EXERCISE GOAL:
Print the material below exactly as it stands, please, from its first line to the line holding "import matplotlib.dates as mdates", with no pictures.
=== GIVEN MATERIAL ===
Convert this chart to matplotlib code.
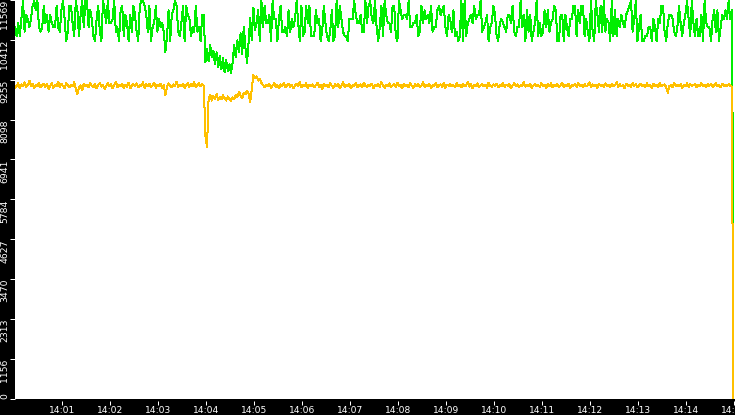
import datetime as dt
import matplotlib
matplotlib.use("Agg")
import matplotlib.pyplot as plt
import matplotlib.dates as mdates

# samples every 2 s starting 14:00:01
start = dt.datetime(2024, 1, 1, 14, 0, 1)
step_s = 2

# green series (upper trace)
green_pre = [
    10780, 10520, 10900, 10520, 11020, 11540, 10650, 11140, 11020, 10780,
    11020, 11400, 11540, 11270, 11540, 10780, 10650, 10780, 11400, 10900,
    11140, 10650, 11140, 10900, 10780, 10780, 11400, 10780, 10650, 11270,
    11540, 11020, 10380, 10650, 11400, 11400, 10900, 10520, 11540, 11270,
    10520, 11140, 11540, 10780, 11540, 11540, 10780, 11270, 11020, 10520,
    10380, 11020, 11400, 10650, 10380, 11540, 11270, 10900, 11540, 10900,
    10900, 11020, 11540, 10650, 10780, 10380, 11270, 11400, 10520, 11140,
    10900, 10380, 11140, 10650, 11400, 11140, 10650, 10380, 11400, 11540,
    11540, 11400, 11140, 10650, 11400, 10380, 10780, 10900, 11400, 10650,
    11020, 10780, 10900, 10650, 10060, 10520, 11270, 10380, 11140, 11270,
    11540, 11400, 10650, 10520, 10900, 11400, 10380, 11400, 11140, 11020,
    10520, 10780, 10650, 11400, 10650, 10780, 10380, 11140, 11140,
]
green_dip = [
    9760, 10150, 9800, 10250, 9900, 10100, 9700, 10050, 9620, 9950, 9550, 9880, 9480, 9820, 9520,
    9700, 9460, 9750, 10250, 9900, 10400, 10050,
    10600, 10000, 10800, 10200, 9750, 10350, 11050, 10400, 11350, 10700,
]
green_post = [
    10900, 11270, 10380, 11540, 10780, 11400, 10900, 10900, 11140, 10380,
    11540, 11020, 11020, 10380, 11020, 11400, 10650, 10650, 10780, 10520,
    11270, 10650, 11020, 10780, 11020, 11540, 10900, 10380, 11400, 10520,
    10650, 11400, 10900, 11400, 10520, 10520, 10520, 11270, 10900, 11020,
    10380, 10650, 11400, 10900, 10520, 10380, 10650, 11270, 10380, 10520,
    11540, 10780, 11400, 11020, 10650, 10520, 10520, 10380, 11020, 11020,
    11020, 11540, 11140, 10900, 10900, 11140, 10650, 10650, 11540, 10900,
    11400, 11540, 11020, 10900, 11540, 10780, 10380, 10780, 11400, 10520,
    11540, 11140, 10900, 10900, 10650, 11400, 11400, 10520, 10380, 11540,
    11270, 11020, 11140, 11140, 11020, 11540, 10780, 10780, 10900, 10900,
    11140, 10520, 10650, 11400, 10900, 11270, 11020, 11140, 10900, 11400,
    10650, 10780, 10780, 11270, 11400, 11140, 11270, 11400, 10780, 10520,
    11140, 11020, 10650, 11270, 10520, 10650, 10380, 10520, 11540, 10380,
    11540, 10520, 10900, 11020, 11140, 10900, 11400, 11020, 11140, 11140,
    11540, 10650, 10780, 10900, 11140, 10380, 10780, 10900, 11400, 11140,
    10520, 10380, 10900, 11020, 10900, 10780, 10650, 11140, 11140, 10900,
    11400, 10650, 10520, 10780, 10780, 11540, 10780, 11140, 10380, 11270,
    10650, 11140, 10380, 10650, 10900, 11540, 10520, 10900, 10520, 10650,
    11270, 10780, 11270, 10650, 10900, 11020, 11400, 11270, 10380, 10380,
    11140, 11140, 10380, 11140, 10780, 10520, 11020, 11020, 11400, 11400,
    10520, 11270, 10900, 11400, 11400, 10520, 11020, 10650, 10380, 11540,
    10650, 10380, 11540, 11140, 10650, 11400, 10650, 11540, 10650, 11020,
    10900, 10380, 11540, 10520, 11270, 10520, 11020, 10780, 11140, 10900,
    10780, 11140, 11270, 11400, 11540, 10650, 11020, 11540, 10380, 10780,
    11140, 10380, 10380, 10520, 10520, 10780, 10780, 10380, 11020, 10780,
    10380, 11020, 10900, 11400, 11400, 10650, 10380, 10900, 11140, 11140,
    11020, 10650, 10520, 10780, 11400, 10900, 10520, 10900, 11140, 11540,
    11020, 10520, 11540, 10900, 10520, 11020, 10520, 10520, 11140, 10380,
    11540, 10900, 10780, 10780, 10380, 11020, 11270, 10650, 11270, 10380,
    10780, 11140, 11020, 11270, 11020, 11540, 11020, 11270,
    4500,
]

# orange series (lower trace)
orange_pre = [
    9010, 9080, 9150, 9020, 9120, 9060, 9180, 9040, 9100, 9230, 9070, 9140, 9000, 9110, 9060,
    9170, 9030, 9090, 9140, 9050, 9120, 8990, 9080, 9160, 9020, 9100, 9060, 9200, 9040, 9130,
    9070, 9010, 9150, 9090, 9030, 9110, 9060, 9180, 9000, 8830, 9050, 9090, 8950, 9140, 9070,
    9100, 9030, 9160, 9080, 9040, 9130, 9000, 9090, 9170, 9050, 9110, 8980, 9080, 9150, 9060,
    9120, 9010, 9090, 9200, 9040, 9100, 9070, 9140, 9020, 9110, 9050, 9170, 9000, 9080, 9130,
    9060, 9150, 9030, 9100, 9080, 9180, 9010, 9120, 9060, 9140, 9040, 9090, 9160, 9020, 9110,
    9070, 9130, 9000, 9100, 8800, 9060, 9150, 9080, 9030, 9120, 9060, 9200, 9040, 9110, 9070,
    9140, 9020, 9090, 9160, 9050, 9120, 9070, 9180, 9030, 9100, 9150, 9060, 9120, 9080,
]
orange_dip = [
    7640, 7290, 8700, 8820, 8650, 8780, 8700, 8840, 8660, 8760, 8690, 8800, 8720, 8650, 8770,
    8700, 8640, 8740, 8700, 8820, 8760, 8900, 8800, 8720, 8880, 8830, 8940, 8860, 8620, 8980,
    9390, 9300, 9350, 9230, 9280, 9160, 9100,
]
orange_post = [
    9040, 9110, 9070, 9130, 9020, 9090, 9150, 9050, 9100, 9010, 9120, 9060, 9170, 9030, 9090,
    9140, 9050, 9110, 9000, 9080, 9130, 9060, 9190, 9040, 9100, 9070, 9150, 9020, 9110, 9060,
    9120, 9030, 9090, 9170, 9050, 9100, 8990, 9130, 9070, 9110, 9040, 9160, 9080, 9020, 9120,
    9060, 9140, 9010, 9090, 9180, 9050, 9110, 9070, 9130, 9000, 9100, 9060, 9150, 9040, 9090,
    9120, 9030, 9170, 9080, 9050, 9110, 9070, 9140, 9010, 9100, 9060, 9130, 9040, 9190, 9080,
    9020, 9110, 9060, 9150, 9030, 9090, 9120, 9050, 9170, 9070, 9100, 9000, 9130, 9060, 9110,
    9040, 9160, 9080, 9020, 9120, 9070, 9140, 9030, 9090, 9180, 9050, 9110, 9060, 9130, 9010,
    9100, 9070, 9150, 9040, 9090, 9120, 9050, 9170, 9020, 9110, 9080, 9140, 9060, 9100, 9030,
    9160, 9070, 9110, 9040, 9130, 9060, 9090, 9200, 9050, 9120, 9010, 9100, 9070, 9150, 9040,
    9090, 9130, 9060, 9110, 9020, 9170, 9080, 9050, 9120, 9070, 9140, 9030, 9100, 9060, 9160,
    9040, 9110, 9080, 9130, 9000, 9090, 9150, 9060, 9120, 9030, 9100, 9070, 9180, 9050, 9110,
    9060, 9140, 9020, 9090, 9130, 9070, 9100, 9040, 9160, 9080, 9110, 9010, 9120, 9060, 9150,
    9030, 9100, 9070, 9130, 9050, 9090, 9170, 9040, 9110, 9060, 9140, 9020, 9100, 9080, 9120,
    9050, 9160, 9070, 9110, 9030, 9130, 9060, 9090, 9180, 9040, 9120, 9070, 9100, 9020, 9140,
    9080, 9110, 9050, 9150, 9060, 9100, 9030, 9130, 9070, 9090, 9190, 9040, 9120, 9060, 9110,
    9010, 9140, 9080, 9100, 9050, 9160, 9070, 9120, 9030, 9090, 9130, 9060, 9110, 9040, 9150,
    9070, 9100, 9020, 9130, 9080, 9110, 9050, 9170, 9060, 9090, 9120, 9040, 8880, 9070, 9100,
    9030, 9160, 9080, 9110, 9060, 9130, 9010, 9100, 9070, 9150, 9050, 9120, 9080, 9090, 9140,
    9040, 9110, 9070, 9160, 9060, 9100, 9030, 9130, 9080, 9120, 9050, 9090, 9170, 9060, 9110,
    9040, 9140, 9070, 9100, 9060, 9130, 9080, 9050,
    0,
]

y_ticks = [0, 1156, 2313, 3470, 4627, 5784, 6941, 8098, 9255, 10412, 11569]
y_top = 11569

green = green_pre + green_dip + green_post
orange = orange_pre + orange_dip + orange_post
t_green = [start + dt.timedelta(seconds=step_s * i) for i in range(len(green))]
t_orange = [start + dt.timedelta(seconds=step_s * i) for i in range(len(orange))]

W, H = 735, 415
fig = plt.figure(figsize=(W / 100, H / 100), dpi=100, facecolor="black")
ax = fig.add_axes([15 / W, 16.5 / H, 720 / W, 398.5 / H])
ax.set_facecolor("white")

px = 0.72  # one pixel in points
ax.plot(t_green, green, color="#00ee00", lw=px, antialiased=False)
ax.plot(t_orange, orange, color="#ffc000", lw=px, antialiased=False)

ax.set_ylim(0, y_top)
ax.set_xlim(start, start + dt.timedelta(minutes=15))

for s in ax.spines.values():
    s.set_visible(False)
ax.spines["bottom"].set_position(("outward", 2 * px))

ax.xaxis.set_major_locator(mdates.MinuteLocator())
ax.xaxis.set_major_formatter(mdates.DateFormatter("%H:%M"))
ax.tick_params(axis="x", colors="white", length=4 * px, width=px, pad=1 * px,
               labelsize=6.6)

ax.set_yticks(y_ticks)
ax.set_yticklabels([str(v) for v in y_ticks], rotation=90,
                   family="Liberation Sans Narrow", fontsize=6.7)
ax.tick_params(axis="y", colors="white", length=5 * px, width=px, pad=0.5 * px)
for lab in ax.get_yticklabels():
    lab.set_va("top")
ax.get_yticklabels()[0].set_va("bottom")

fig.savefig("out.png", dpi=100, facecolor="black")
===
COMPLETE ANSWER:
Convert this chart to matplotlib code.
import datetime as dt
import matplotlib
matplotlib.use("Agg")
import matplotlib.pyplot as plt
import matplotlib.dates as mdates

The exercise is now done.